## Exercise goal
Both the line containing "Reproduce this chart" and the line containing "import pandas as pd" belong in the copy, as do all lines between them, copied exactly; pictures do not.

** Start Supplied data **

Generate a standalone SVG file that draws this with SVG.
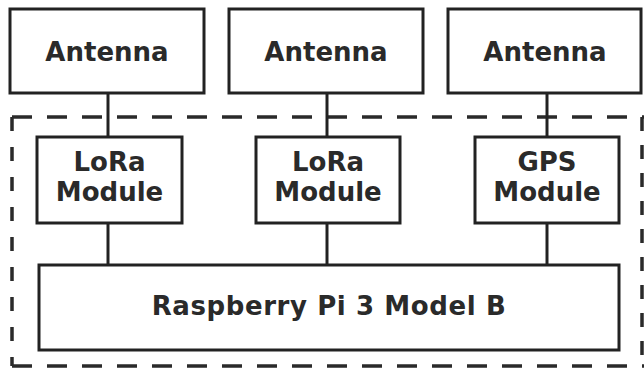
<svg xmlns="http://www.w3.org/2000/svg" width="644" height="372" viewBox="0 0 644 372">
<style>
.box{fill:#fff;stroke:#222;stroke-width:3}
.lbl{font-family:"DejaVu Sans",sans-serif;font-weight:bold;font-size:26px;fill:#2a2a2a;text-anchor:middle}
.wire{stroke:#222;stroke-width:3;fill:none}
.dash{stroke:#2a2a2a;stroke-width:3.5;fill:none}
</style>
<rect width="644" height="372" fill="#fff"/>
<g id="boundary">
<line class="dash" x1="12" y1="117" x2="644" y2="117" stroke-dasharray="20 15"/>
<line class="dash" x1="12" y1="366" x2="644" y2="366" stroke-dasharray="20 15"/>
<line class="dash" x1="12" y1="117" x2="12" y2="366" stroke-dasharray="14 16"/>
<line class="dash" x1="642" y1="117" x2="642" y2="366" stroke-dasharray="14 14" stroke="#bbb"/>
</g>
<g id="connectors">
<line class="wire" x1="108" y1="93" x2="108" y2="137"/>
<line class="wire" x1="327" y1="93" x2="327" y2="137"/>
<line class="wire" x1="547" y1="93" x2="547" y2="137"/>
<line class="wire" x1="108" y1="223" x2="108" y2="265"/>
<line class="wire" x1="327" y1="223" x2="327" y2="265"/>
<line class="wire" x1="547" y1="223" x2="547" y2="265"/>
</g>
<g id="antenna1"><rect class="box" x="10" y="9" width="194" height="84"/><text class="lbl" x="107" y="61">Antenna</text></g>
<g id="antenna2"><rect class="box" x="229" y="9" width="194" height="84"/><text class="lbl" x="326" y="61">Antenna</text></g>
<g id="antenna3"><rect class="box" x="448" y="9" width="193" height="84"/><text class="lbl" x="545" y="61">Antenna</text></g>
<g id="lora1"><rect class="box" x="37" y="137" width="145" height="86"/><text class="lbl" x="109.5" y="171">LoRa</text><text class="lbl" x="109.5" y="201">Module</text></g>
<g id="lora2"><rect class="box" x="256" y="137" width="144" height="86"/><text class="lbl" x="328" y="171">LoRa</text><text class="lbl" x="328" y="201">Module</text></g>
<g id="gps"><rect class="box" x="475" y="137" width="144" height="86"/><text class="lbl" x="547" y="171">GPS</text><text class="lbl" x="547" y="201">Module</text></g>
<g id="rpi"><rect class="box" x="39" y="265" width="580" height="85"/><text class="lbl" x="329" y="315" letter-spacing="0.6">Raspberry Pi 3 Model B</text></g>
</svg>
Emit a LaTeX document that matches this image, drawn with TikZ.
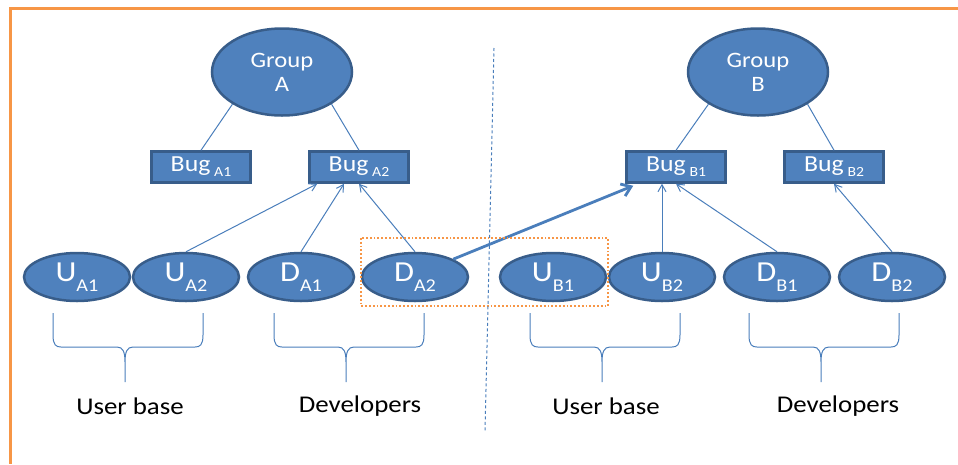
\documentclass[tikz,border=0pt]{standalone}
\usepackage{fontspec}
\setmainfont{Carlito}[FakeStretch=1.12]
\usetikzlibrary{shapes.geometric,arrows.meta}
\definecolor{boxblue}{HTML}{4F81BD}
\definecolor{edgeblue}{HTML}{385D8A}
\definecolor{lineblue}{HTML}{4A7EBB}
\definecolor{frameorange}{HTML}{F79646}
\newcommand\bugidx[1]{\,\raisebox{-.45ex}{\fontsize{14}{14}\selectfont#1}}
\newcommand\whoidx[1]{\raisebox{-.7ex}{\fontsize{18}{18}\selectfont#1}}
\tikzset{
	grp/.style={ellipse,draw=edgeblue,fill=boxblue,line width=2.5pt,minimum width=140pt,minimum height=87pt,inner sep=0pt,text=white,align=center,font=\fontsize{22}{24}\selectfont},
	bug/.style={rectangle,draw=edgeblue,fill=boxblue,line width=2.5pt,minimum width=99pt,minimum height=31pt,inner sep=0pt,text=white,font=\fontsize{23}{24}\selectfont},
	who/.style={ellipse,draw=edgeblue,fill=boxblue,line width=2.5pt,minimum width=106pt,minimum height=48pt,inner sep=0pt,text=white,font=\fontsize{29}{30}\selectfont},
	lnk/.style={draw=lineblue,line width=1pt},
	arr/.style={lnk,-{Straight Barb[length=7pt,width=8pt]}},
	bigarr/.style={draw=lineblue,line width=2.8pt,-{Straight Barb[length=9pt,width=13pt]}},
	crly/.style={draw=lineblue,line width=1pt},
	lbl/.style={font=\fontsize{24}{26}\selectfont}
}
\begin{document}
\begin{tikzpicture}[x=1pt,y=-1pt]
	\useasboundingbox (0,0) rectangle (958,464);
	% frame
	\draw[frameorange,line width=3pt] (958,8)--(10,8)--(10,464);
	% groups and bugs
	\node[grp] (grpA) at (282,72) {Group\\A};
	\node[grp] (grpB) at (758,72) {Group\\B};
	\node[bug] (bugA1) at (201,167) {Bug\bugidx{A1}};
	\node[bug] (bugA2) at (359,167) {Bug\bugidx{A2}};
	\node[bug] (bugB1) at (676,167) {Bug\bugidx{B1}};
	\node[bug] (bugB2) at (834,167) {Bug\bugidx{B2}};
	% users and developers
	\foreach \n/\x/\t in {uA1/77/U\whoidx{A1},uA2/186/U\whoidx{A2},dA1/301/D\whoidx{A1},dA2/415/D\whoidx{A2},
		uB1/553/U\whoidx{B1},uB2/662/U\whoidx{B2},dB1/777/D\whoidx{B1},dB2/892/D\whoidx{B2}}
		\node[who] (\n) at (\x,277) {\t};
	% group -> bug
	\draw[lnk] (grpA.213)--(bugA1.north) (grpA.327)--(bugA2.north);
	\draw[lnk] (grpB.213)--(bugB1.north) (grpB.327)--(bugB2.north);
	% reports
	\draw[arr] (uA2.north)--([xshift=9pt]bugA2.south west);
	\draw[arr] (dA1.north)--([xshift=-15pt]bugA2.south);
	\draw[arr] (dA2.north)--(bugA2.south);
	\draw[arr] (uB2.north)--(uB2.north |- bugB1.south);
	\draw[arr] (dB1.north)--(bugB1.south);
	\draw[arr] (dB2.north)--(bugB2.south);
	\draw[bigarr] (dA2.25)--([xshift=8pt,yshift=-2pt]bugB1.south west);
	% highlight and divider
	\draw[frameorange,line width=1.8pt,dotted] (361,238) rectangle (608,306);
	\draw[lineblue,line width=1pt,dash pattern=on 3pt off 2.5pt] (494,48)--(485,432);
	% braces
	\foreach \bx in {53,274,530,749}
		\draw[crly] (\bx,313)--(\bx,335) .. controls (\bx,345) and ({\bx+3},347) .. ({\bx+8},347)
		--({\bx+64},347) .. controls ({\bx+70},347) and ({\bx+72},352) .. ({\bx+72},362)--({\bx+72},382)
		({\bx+72},362) .. controls ({\bx+72},352) and ({\bx+74},347) .. ({\bx+80},347)
		--({\bx+142},347) .. controls ({\bx+147},347) and ({\bx+150},345) .. ({\bx+150},335)--({\bx+150},313);
	% labels
	\node[lbl] (usrA) at (130,406) {User base};
	\node[lbl] (devA) at (360,406) {Developers};
	\node[lbl] (usrB) at (606,406) {User base};
	\node[lbl] (devB) at (838,406) {Developers};
\end{tikzpicture}
\end{document}
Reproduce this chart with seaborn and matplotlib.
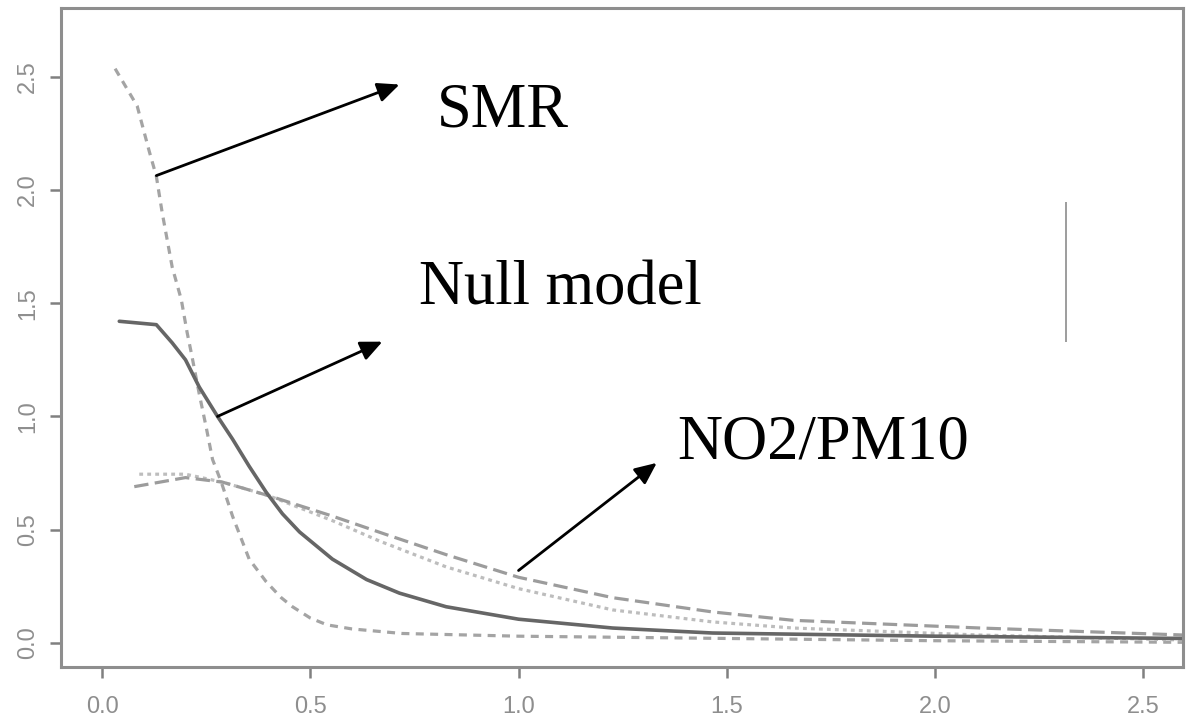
import matplotlib
matplotlib.use("Agg")
import matplotlib.pyplot as plt
import seaborn as sns
import pandas as pd

# Fitted curves (distance on x, estimated value on y)
smr_x = [0.031, 0.084, 0.113, 0.13, 0.144, 0.168, 0.19, 0.204, 0.214, 0.233, 0.25,
         0.265, 0.286, 0.313, 0.353, 0.394, 0.43, 0.457, 0.5, 0.54, 0.6, 0.72, 1.0, 1.5, 2.0, 2.6]
smr_y = [2.535, 2.37, 2.17, 2.06, 1.90, 1.66, 1.515, 1.37, 1.28, 1.10, 0.95,
         0.81, 0.71, 0.56, 0.37, 0.27, 0.20, 0.16, 0.11, 0.08, 0.062, 0.042, 0.03, 0.02, 0.01, 0.003]

null_x = [0.041, 0.13, 0.168, 0.2, 0.233, 0.277, 0.313, 0.353, 0.394, 0.433, 0.474,
          0.553, 0.635, 0.714, 0.826, 1.0, 1.226, 1.466, 2.0, 2.6]
null_y = [1.42, 1.405, 1.325, 1.25, 1.13, 1.0, 0.90, 0.78, 0.665, 0.57, 0.49,
          0.37, 0.28, 0.22, 0.16, 0.105, 0.066, 0.044, 0.03, 0.02]

no2_dash_x = [0.077, 0.2, 0.289, 0.40, 0.553, 0.68, 0.826, 1.0, 1.226, 1.466, 1.66, 2.11, 2.6]
no2_dash_y = [0.69, 0.73, 0.71, 0.65, 0.56, 0.48, 0.39, 0.29, 0.20, 0.137, 0.10, 0.066, 0.035]

no2_dot_x = [0.089, 0.2, 0.289, 0.40, 0.553, 0.666, 0.826, 1.0, 1.226, 1.466, 1.66, 2.11, 2.6]
no2_dot_y = [0.745, 0.745, 0.71, 0.65, 0.54, 0.45, 0.336, 0.24, 0.146, 0.093, 0.066, 0.035, 0.013]

# Short vertical segment on the right
vline_x = 2.315
vline_y = (1.33, 1.948)

# Labels: (text, text position, arrow tail, arrow head)
labels = ["SMR", "Null model", "NO2/PM10"]
label_pos = [(0.803, 2.279), (0.762, 1.493), (1.382, 0.813)]
arrow_tail = [(0.130, 2.063), (0.277, 1.0), (1.0, 0.32)]
arrow_head = [(0.714, 2.465), (0.673, 1.33), (1.332, 0.795)]

xticks = [0.0, 0.5, 1.0, 1.5, 2.0, 2.5]
yticks = [0.0, 0.5, 1.0, 1.5, 2.0, 2.5]

sns.set_theme(style="white")
plt.rcParams["font.family"] = ["Liberation Sans", "DejaVu Sans"]

fig = plt.figure(figsize=(11.9, 7.23), dpi=100)
ax = fig.add_axes([61 / 1190, 1 - 667 / 723, (1183 - 61) / 1190, (667 - 7.5) / 723])

def frame(x, y):
    return pd.DataFrame({"x": x, "y": y})

sns.lineplot(data=frame(smr_x, smr_y), x="x", y="y", sort=False, ax=ax,
             color="#a4a4a4", lw=2.3, linestyle=(0, (2.5, 2.0)))
sns.lineplot(data=frame(no2_dot_x, no2_dot_y), x="x", y="y", sort=False, ax=ax,
             color="#bdbdbd", lw=2.3, linestyle=(0, (1.2, 1.3)))
sns.lineplot(data=frame(no2_dash_x, no2_dash_y), x="x", y="y", sort=False, ax=ax,
             color="#9c9c9c", lw=2.3, linestyle=(0, (4.5, 2.0)))
sns.lineplot(data=frame(null_x, null_y), x="x", y="y", sort=False, ax=ax,
             color="#666666", lw=2.6)

ax.vlines(vline_x, vline_y[0], vline_y[1], color="#8c8c8c", lw=1.2)

for txt, pos, tail, head in zip(labels, label_pos, arrow_tail, arrow_head):
    ax.annotate("", xy=head, xytext=tail,
                arrowprops=dict(arrowstyle="-|>,head_length=0.6,head_width=0.27",
                                color="black", lw=2.0, mutation_scale=22,
                                shrinkA=0, shrinkB=0))
    ax.text(pos[0], pos[1], txt, fontsize=45, family=["Liberation Serif", "DejaVu Serif"],
            color="black", ha="left", va="baseline")

ax.set_xlim(-0.099, 2.596)
ax.set_ylim(-0.106, 2.805)
ax.set_xticks(xticks)
ax.set_xticklabels([f"{v:.1f}" for v in xticks])
ax.set_yticks(yticks)
ax.set_yticklabels([f"{v:.1f}" for v in yticks], rotation=90, va="center")
ax.set_xlabel("")
ax.set_ylabel("")

for side in ["left", "right", "top", "bottom"]:
    ax.spines[side].set_visible(True)
    ax.spines[side].set_color("#8e8e8e")
    ax.spines[side].set_linewidth(2.2)

ax.tick_params(axis="both", which="major", direction="out", length=8, width=1.8,
               color="#808080", labelsize=17, labelcolor="#8e8e8e")
ax.tick_params(axis="x", pad=13, bottom=True)
ax.tick_params(axis="y", pad=8, left=True)
ax.grid(False)

fig.savefig("out.png", dpi=100, facecolor="white")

** End Supplied data **

## Result of the task
Reproduce this chart with seaborn and matplotlib.
import matplotlib
matplotlib.use("Agg")
import matplotlib.pyplot as plt
import seaborn as sns
import pandas as pd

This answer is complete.